What I’d really like to see are dates and names of the newspapers that Wachtel found the phrase “Prime’s rate of interest” in. That would establish the use of the term in the early 19th century.
Note that it would **not **prove that it was the source of the term as used today. The apparent gap of non-use until the 20th century makes it all too likely that the phrase was independently reinvented from the obvious and widespread meaning of the term “prime.” Many famous phrases have antecedents in history but pop up again at a later time with no connection. (Search for the dozens of threads we’ve had on the origin of “the whole nine yards” as an example.)

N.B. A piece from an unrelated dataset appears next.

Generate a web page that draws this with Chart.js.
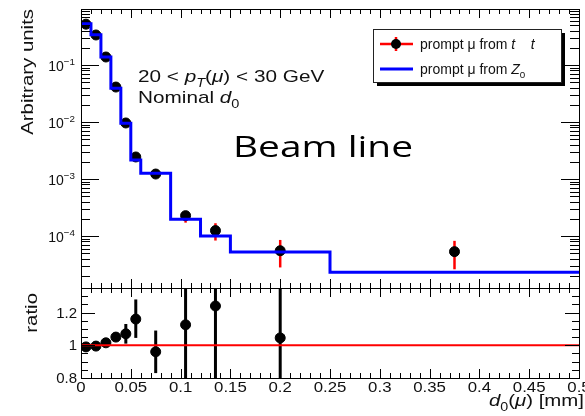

I also think you’re misinterpreting my scrutiny of Wachtel. First, word histories are tricky things. If you are not an expert in how phrases move into the general speech - and few people are, even if they are experts in other aspects of history - then it is easy to jump to conclusions from a coincidental find. Second, books are often wrong, even when they are written by noted scholars to great acclaim. They can be - and are - wrong in enormous varieties of ways. I’ve seen personally dates, names, places, and numbers that are wrong. I’ve seen footnotes that have the wrong date or page number or author. I’ve found some that contain no reference at all to the matter in question. And that’s just factual information that can be proven or disproven. The actual written material can be wrong for a myriad of other reasons. (It’s the little bits of “good stuff” slipped in to make the text more enjoyable that are most subject to being wrong, BTW.) It’s an occupational hazard. Everything needs to be doublechecked for proper attribution. That’s all I’m doing. No disrespect is meant, and I’m sure that Wachtel had to apply similar scrutiny on the material he cited.
I’m hoping that samclem comes into this thread, because he really is an etymological expert. I’d like to see what he makes of this.
Even so, you are very welcome here and I thank you again for bringing some real meat to this conversation for us to chew on.